US stocks edged up to more records on Thursday, with the S&P 500, the Dow Jones Industrial Average, and the Nasdaq composite all hitting new all-time highs.
- The S&P 500 rose 4.15 points, or 0.1%, to 6,715.35.
- The Dow Jones Industrial Average rose 78.62 points, or 0.2%, to 46,519.72.
- The Nasdaq composite rose 88.89 points, or 0.4%, to 22,844.05.

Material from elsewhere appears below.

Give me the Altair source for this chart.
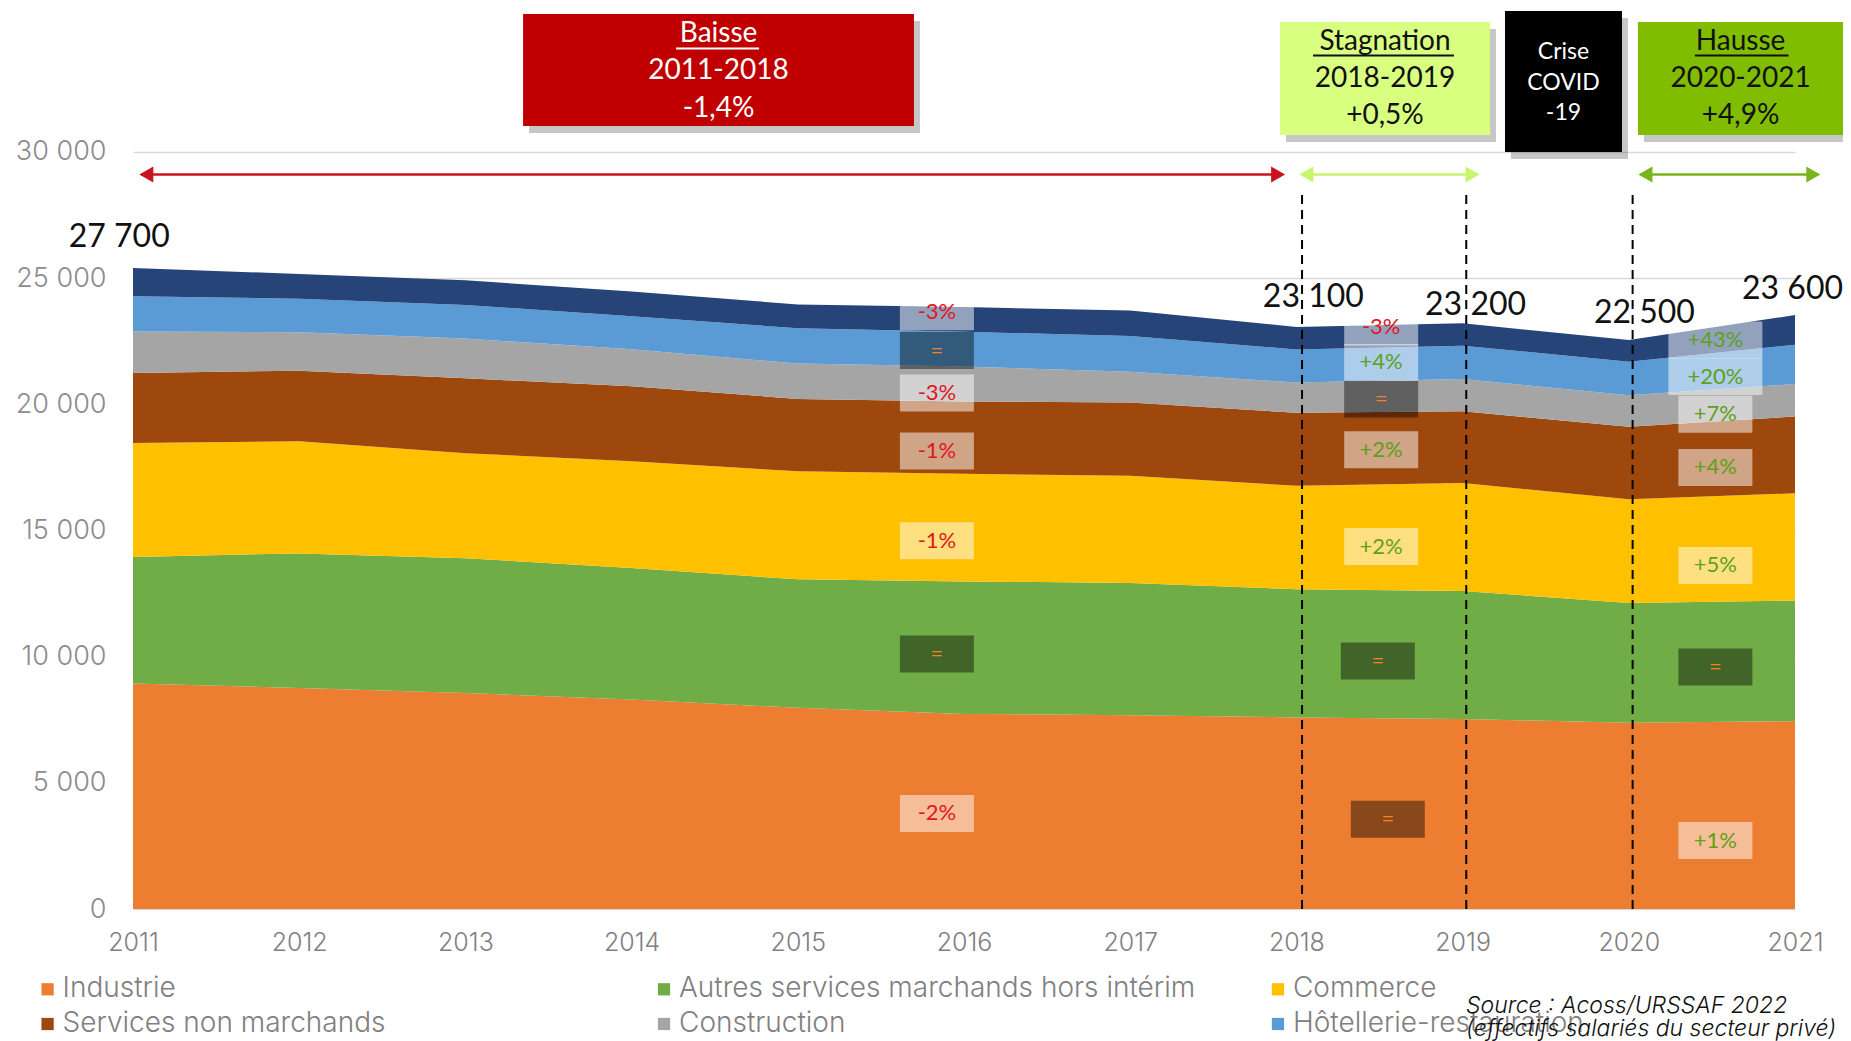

Technology stocks helped lead the way after OpenAI announced partnerships with South Korean companies for its Stargate artificial-intelligence infrastructure project, the
AP reports.
Thursdays on Wall Street typically have investors reacting to the latest weekly tally of US workers applying for unemployment benefits. But DC's shutdown means this week's report on jobless claims has been delayed. An even more consequential report, Friday's monthly tally, will likely also not arrive on schedule. That increases uncertainty when much on Wall Street is riding on investors' expectation that the job market is slowing by enough to convince the Federal Reserve to keep cutting interest rates, but not by so much that it leads to a recession. "The Fed has been on record that they are very data dependent, and the lack of data from public sources is likely to be problematic," says Brian Rehling, head of global fixed-income strategy at Wells Fargo Investment Institute.
So far, the stock market has looked past the delays of such data. Past government shutdowns have tended not to hurt the economy or stock market much, and the thinking is that this one could be similar, even if President Trump has threatened large-scale firings of federal workers this time around. That left corporate announcements as the main drivers of trading Thursday. Stocks in the chip and artificial-intelligence industries climbed after OpenAI announced partnerships with South Korean companies for Stargate, a $500 billion project aimed at building AI infrastructure. Samsung Electronics rose 3.5% in Seoul, and SK Hynix jumped 9.9%. On Wall Street, Advanced Micro Devices climbed 3.5% and Broadcom gained 1.4%. Nvidia's 0.9% rise was the strongest force pushing the S&P 500 upward.